During the summer, we all get used to leaving a bottle of water in the car in order to stay hydrated and withstand high temperatures. But our simple daily habit can be catastrophic and extremely dangerous.
This conclusion was reached by an employee of a US electrification company, who was in his lunch break from work, when he found out that smoke was coming under the center console of his car. The cause, as he realized surprised a few minutes later, was a plastic bottle of water . “I went over to look and I noticed that the light was refracted through the bottle, causing it to catch fire,” said Dioni Amuchastegui in social media.
The case caught the attention of thousands, including the Midwest City Fire Department in Oklahoma. The fire department even ran a test of their own.
“Vinyl generally starts to burn at 455 degrees,” David Richardson, of the Midwest City Fire Department, told CBS News. “It wouldn’t take very long to start a fire if conditions were right — depends on how focused that beam of light is.”

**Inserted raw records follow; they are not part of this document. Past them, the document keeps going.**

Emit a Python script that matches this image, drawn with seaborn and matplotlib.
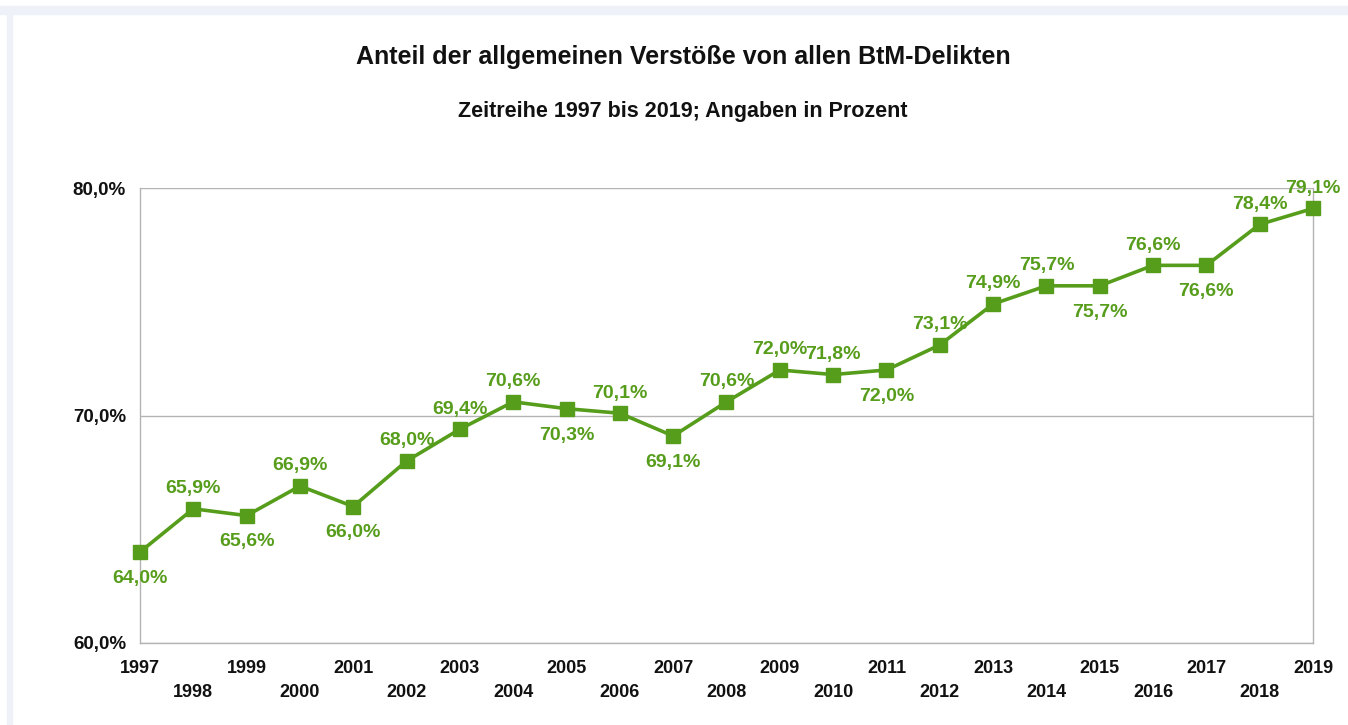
import matplotlib
matplotlib.use("Agg")
import matplotlib.pyplot as plt
from matplotlib.patches import Rectangle
from matplotlib.ticker import FuncFormatter
import seaborn as sns
import pandas as pd

years = list(range(1997, 2020))
shares = [64.0, 65.9, 65.6, 66.9, 66.0, 68.0, 69.4, 70.6, 70.3, 70.1, 69.1,
          70.6, 72.0, 71.8, 72.0, 73.1, 74.9, 75.7, 75.7, 76.6, 76.6, 78.4, 79.1]
# +1: label above the point, -1: label below
label_side = [-1, 1, -1, 1, -1, 1, 1, 1, -1, 1, -1,
              1, 1, 1, -1, 1, 1, 1, -1, 1, -1, 1, 1]
title = "Anteil der allgemeinen Verstöße von allen BtM-Delikten"
subtitle = "Zeitreihe 1997 bis 2019; Angaben in Prozent"

sns.set_theme(style="white")
plt.rcParams["font.family"] = ["Liberation Sans", "DejaVu Sans"]

GREEN = "#579d1c"
GRID = "#b3b3b3"
W, H = 1348, 725

fig = plt.figure(figsize=(W / 100, H / 100), dpi=100)
fig.patch.set_facecolor("white")
# light frame strips along top and left edge
fig.patches.append(Rectangle((0, 1 - 14 / H), 1, 8 / H, transform=fig.transFigure,
                             color="#eef2f8", zorder=0))
fig.patches.append(Rectangle((7 / W, 0), 5 / W, 1 - 6 / H, transform=fig.transFigure,
                             color="#eef2f8", zorder=0))

ax = fig.add_axes([140 / W, 1 - 643 / H, (1313 - 140) / W, (643 - 188) / H])
df = pd.DataFrame({"Jahr": years, "Anteil": shares})
sns.lineplot(data=df, x="Jahr", y="Anteil", ax=ax, color=GREEN, linewidth=2.6,
             marker="s", markersize=9.5, markeredgecolor=GREEN, markeredgewidth=1.0)
for ln in ax.lines:
    ln.set_clip_on(False)
    ln.set_zorder(5)

ax.set_xlim(years[0], years[-1])
ax.set_ylim(60, 80)
ax.set_yticks([60, 70, 80])
ax.yaxis.set_major_formatter(FuncFormatter(lambda v, p: f"{v:.1f}%".replace(".", ",")))
ax.set_xticks(years)
ax.set_xticklabels([str(y) if i % 2 == 0 else "\n" + str(y) for i, y in enumerate(years)],
                   fontweight="bold", fontsize=13, linespacing=1.55)
for t in ax.get_yticklabels():
    t.set_fontweight("bold")
    t.set_fontsize(13.5)
ax.tick_params(axis="both", which="major", length=8, width=1, color=GRID,
               labelcolor="#111111", direction="out")
ax.tick_params(axis="x", pad=4)
ax.tick_params(axis="y", pad=2)
ax.yaxis.grid(True, color=GRID, linewidth=1)
ax.xaxis.grid(False)
for s in ["left", "right", "bottom"]:
    ax.spines[s].set_color(GRID)
    ax.spines[s].set_linewidth(1)
ax.spines["top"].set_visible(False)
ax.set_xlabel("")
ax.set_ylabel("")

for x, y, side in zip(years, shares, label_side):
    dy = 14.5 if side > 0 else -19
    ax.annotate(f"{y:.1f}%".replace(".", ","), (x, y),
                xytext=(0, dy), textcoords="offset points",
                ha="center", va="center", color=GREEN, fontweight="bold",
                fontsize=14, clip_on=False, zorder=6)

fig.text(683 / W, 1 - 57 / H, title, ha="center", va="center",
         fontsize=18, fontweight="bold", color="#111111")
fig.text(683 / W, 1 - 112 / H, subtitle, ha="center", va="center",
         fontsize=15.5, fontweight="bold", color="#111111")

fig.savefig("out.png", dpi=100)
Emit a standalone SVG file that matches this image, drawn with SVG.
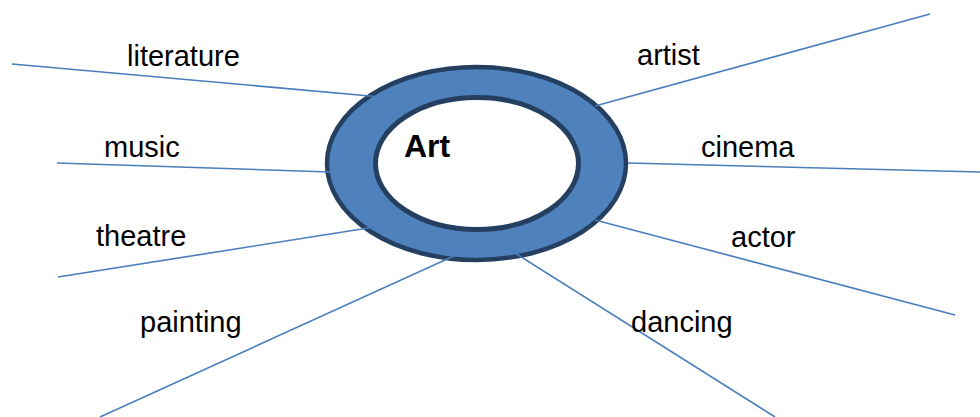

Richardson re-created Amuchastegui’s experiment, burning a hole through a piece of paper using a small plastic bottle.
“The air temperature doesn’t matter,” Richardson explained. “It works just like a magnifying glass, like one that you would use to burn leaves as a kid. It’s the same principle.”
Drivers don’t have to worry about leaving out dark-colored drinks or tinted bottles, but Richardson recommends storing clear plastic water bottles under your seat and away from sunlight. If you notice a burning odor or cigarette-sized burn start to form, Richardson advises pushing the bottle out of the sunlight to break the beam of light.
“It’s not a crisis. We don’t know of this happening or becoming a contributing factor of car fires in our district, but the potential does exist,” he adds.